Not long ago, I watched “Showboat,” attracted not to the movie itself.  I’d seen it many years ago.  Katherine Grayson and Howard Keel’s songs still ring in my head more so than the plot.  No, I watched because Frances was in it.  For a few brief seconds, she appeared, a background figure as was the other Black actors and a host of extras – delivering one line, or moving in and out of scenes, barely on camera.   My eyes focused on my TV screen; I scanned each scene, searching for a glimpse of my friend.

Finally I spotted her in her brown frock buttoned to the neck, looking modest, prim and proper, hair pulled back into a neat bun, just slightly out of focus.  Reacting to the goings on of the main characters, she smiled, clapped her hands and nodded her head as they delivered their lines deftly.  And I remembered all she’d told me about that production, the seventeen bandanas wardrobe presented to her; she refused each time.  Her reaction to Joe E. Brown, “a right-wing reactionary,” she called him and with her usual candor, told him how she felt about the country denying Black people equal privileges.  She talked about William Warfield – came close to calling him an Uncle Tom, and about her meeting with Ava Gardner whom she liked.
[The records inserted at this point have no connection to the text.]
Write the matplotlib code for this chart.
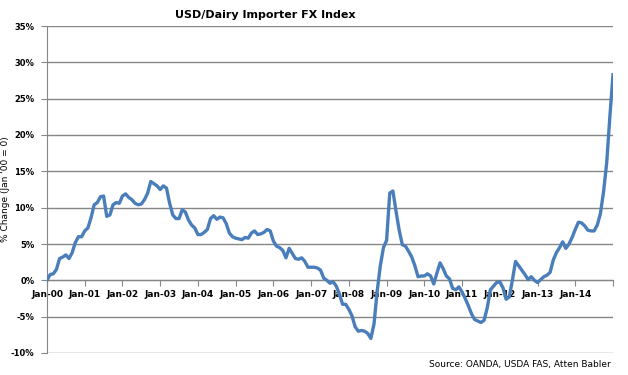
import matplotlib
matplotlib.use("Agg")
import matplotlib.pyplot as plt
from matplotlib.ticker import FuncFormatter

# monthly % change vs Jan-00, Jan-00 .. Jan-15
fx_index = [
    0.0, 0.8, 0.9, 1.5, 3.0, 3.2, 3.5, 3.0, 3.8, 5.2, 6.0, 6.0,            # 2000
    6.8, 7.2, 8.6, 10.4, 10.7, 11.5, 11.6, 8.8, 9.0, 10.4, 10.7, 10.6,     # 2001
    11.6, 11.9, 11.4, 11.1, 10.6, 10.4, 10.5, 11.1, 12.0, 13.6, 13.3, 13.0,  # 2002
    12.5, 13.0, 12.7, 10.6, 9.0, 8.5, 8.5, 9.7, 9.4, 8.3, 7.6, 7.2,        # 2003
    6.3, 6.3, 6.6, 7.0, 8.5, 8.9, 8.4, 8.7, 8.6, 7.8, 6.5, 6.0,            # 2004
    5.8, 5.7, 5.6, 5.9, 5.8, 6.5, 6.8, 6.3, 6.4, 6.6, 7.0, 6.8,            # 2005
    5.4, 4.7, 4.5, 4.1, 3.1, 4.4, 3.7, 3.0, 2.9, 3.1, 2.6, 1.8,            # 2006
    1.8, 1.8, 1.7, 1.4, 0.3, 0.0, -0.4, -0.2, -0.8, -1.9, -3.3, -3.3,      # 2007
    -4.0, -4.9, -6.4, -7.0, -6.9, -7.0, -7.3, -8.0, -6.0, -1.5, 2.0, 4.5,  # 2008
    5.5, 12.0, 12.3, 9.5, 6.9, 4.9, 4.7, 4.0, 3.2, 2.0, 0.5, 0.6,          # 2009
    0.6, 0.9, 0.6, -0.5, 1.0, 2.4, 1.6, 0.6, 0.2, -1.1, -1.3, -0.9,        # 2010
    -1.6, -2.5, -3.5, -4.6, -5.4, -5.6, -5.8, -5.5, -3.8, -1.3, -0.8, -0.3,  # 2011
    -0.2, -1.0, -2.6, -2.3, 0.0, 2.6, 2.0, 1.4, 0.8, 0.1, 0.5, 0.0,        # 2012
    -0.3, 0.1, 0.5, 0.7, 1.1, 2.8, 3.8, 4.5, 5.3, 4.4, 5.0, 5.9,           # 2013
    7.0, 8.0, 7.9, 7.5, 6.9, 6.8, 6.8, 7.6, 9.2, 12.2, 16.2, 22.5,         # 2014
    28.3,                                                                  # 2015
]
year_labels = ["Jan-%02d" % y for y in range(0, 15)]

grid_col = "#868686"
line_col = "#4a7ebb"

fig = plt.figure(figsize=(6.28, 3.75), dpi=100)
ax = fig.add_axes([47 / 628, 22 / 375, 566 / 628, 327 / 375])

months = list(range(len(fx_index)))
ax.plot(months, fx_index, color=line_col, linewidth=2.4, solid_joinstyle="round", zorder=3)

ax.set_xlim(0, 180)
ax.set_ylim(-10, 35)
ax.set_yticks(range(-10, 36, 5))
ax.yaxis.set_major_formatter(FuncFormatter(lambda v, p: "%d%%" % v))
ax.set_xticks(range(0, 181, 12))
ax.set_xticklabels(year_labels + [""])

ax.grid(axis="y", color=grid_col, linewidth=1.0)
ax.set_axisbelow(True)
for side in ["top", "right"]:
    ax.spines[side].set_visible(False)
ax.spines["bottom"].set_position(("data", 0))
ax.spines["bottom"].set_color(grid_col)
ax.spines["left"].set_color(grid_col)
ax.spines["bottom"].set_zorder(2)

ax.tick_params(axis="x", direction="out", length=4, color=grid_col, pad=3,
               labelsize=6.5)
ax.tick_params(axis="y", direction="out", length=4, color=grid_col, pad=5,
               labelsize=6)
for lab in ax.get_xticklabels() + ax.get_yticklabels():
    lab.set_fontweight("bold")

ax.set_ylabel("% Change (Jan '00 = 0)", fontsize=6.5)
ax.yaxis.set_label_coords(-37 / 566, 0.5)

fig.text(265 / 628, 1 - 15 / 375, "USD/Dairy Importer FX Index", ha="center", va="center",
         fontsize=8, fontweight="bold")
fig.text(611 / 628, 1 - 365 / 375, "Source: OANDA, USDA FAS, Atten Babler", ha="right",
         va="center", fontsize=6.5)

fig.savefig("out.png", dpi=100)
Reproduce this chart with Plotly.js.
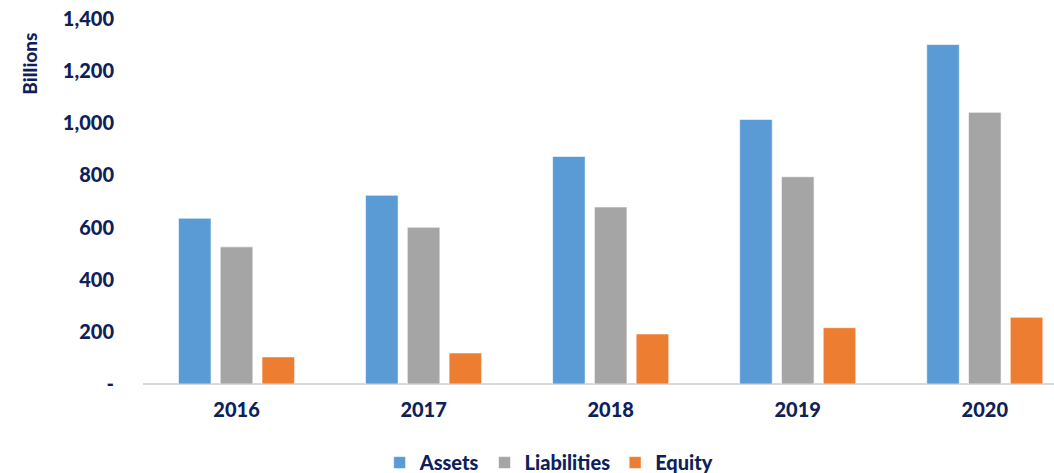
<!DOCTYPE html>
<html>
<head>
<meta charset="utf-8">
<script src="https://cdn.plot.ly/plotly-3.0.1.min.js"></script>
<style>html,body{margin:0;padding:0;background:#fff;overflow:hidden}#chart{width:1054px;height:473px}</style>
</head>
<body>
<div id="chart"></div>
<script>
const years = ["2016", "2017", "2018", "2019", "2020"];
const assets = [636, 724, 873, 1015, 1302];
const liabilities = [526, 601, 679, 795, 1042];
const equity = [104, 119, 192, 216, 256];
const yTickVals = [0, 200, 400, 600, 800, 1000, 1200, 1400];
const yTickText = ["-", "200", "400", "600", "800", "1,000", "1,200", "1,400"];

const navy = "#0f1f5c";
const fam = "Lato, 'Open Sans', sans-serif";
const font = {family: fam, size: 20, color: navy, weight: 900};

const mk = (name, y, color) => ({
  type: "bar", name: name, x: years, y: y,
  marker: {color: color, line: {color: "rgba(255,255,255,0.6)", width: 1}},
  hoverinfo: "skip"
});

const data = [
  mk("Assets", assets, "#5b9bd5"),
  mk("Liabilities", liabilities, "#a5a5a5"),
  mk("Equity", equity, "#ed7d31")
];

const layout = {
  width: 1054, height: 473,
  margin: {l: 143, r: 0, t: 19, b: 89},
  paper_bgcolor: "#fff", plot_bgcolor: "#fff",
  font: font,
  barmode: "group", bargap: 0.33, bargroupgap: 0.22,
  xaxis: {
    type: "category", range: [-0.5, 4.37],
    showgrid: false, zeroline: false,
    showline: false, ticks: "", ticklabelstandoff: 12,
    tickfont: font
  },
  yaxis: {
    range: [0, 1400], tickvals: yTickVals, ticktext: yTickText,
    showgrid: false, zeroline: true, zerolinecolor: "#d9d9d9", zerolinewidth: 2,
    showline: false, ticks: "", ticklabelstandoff: 28,
    tickfont: font
  },
  showlegend: true,
  legend: {
    orientation: "h", x: 0.521, xref: "container", xanchor: "center",
    y: 0.022, yref: "container", yanchor: "middle",
    font: {family: fam, size: 20, color: navy, weight: 900},
    itemwidth: 30, traceorder: "normal"
  },
  annotations: [{
    text: "Billions", textangle: -90, showarrow: false,
    xref: "paper", yref: "paper", x: -0.125, y: 0.878,
    xanchor: "center", yanchor: "middle",
    font: {family: fam, size: 19, color: navy, weight: 900}
  }]
};

Plotly.newPlot("chart", data, layout, {displayModeBar: false, staticPlot: true});
</script>
</body>
</html>
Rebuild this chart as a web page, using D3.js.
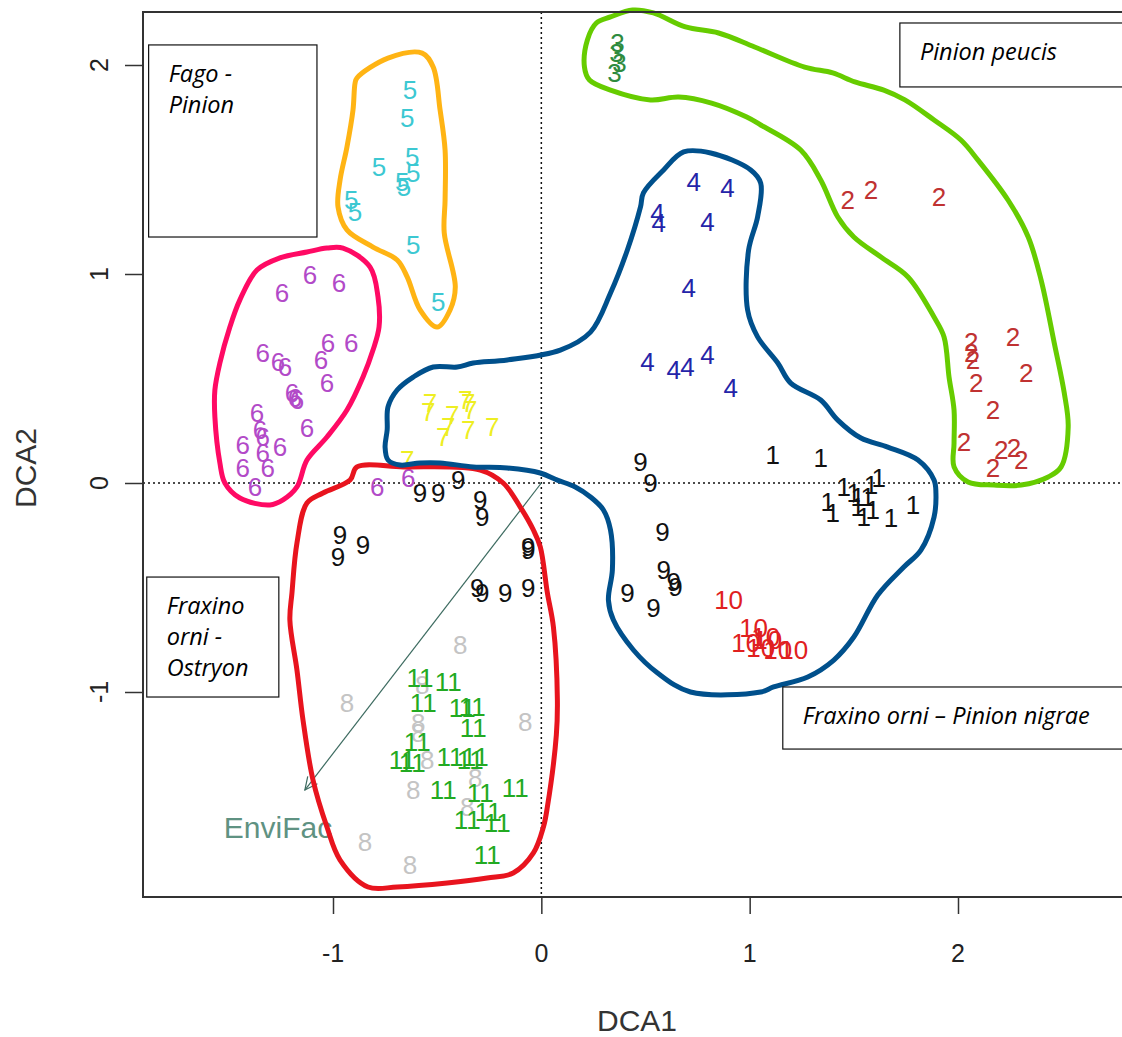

But mostly I thought about her training in all areas of theater, the fourteen years at Karamu, the oldest Black theater in the country where she’d learned to write, direct, act, work the lights and create costumes; her two years in Moscow studying theater; and her roles on Broadway in A Raisin in the Sun and You Can’t Take It With You, among others.  Yes, there she was, Queenie, with one line and out of focus shots, and I shook my head in disgust – Hollywood!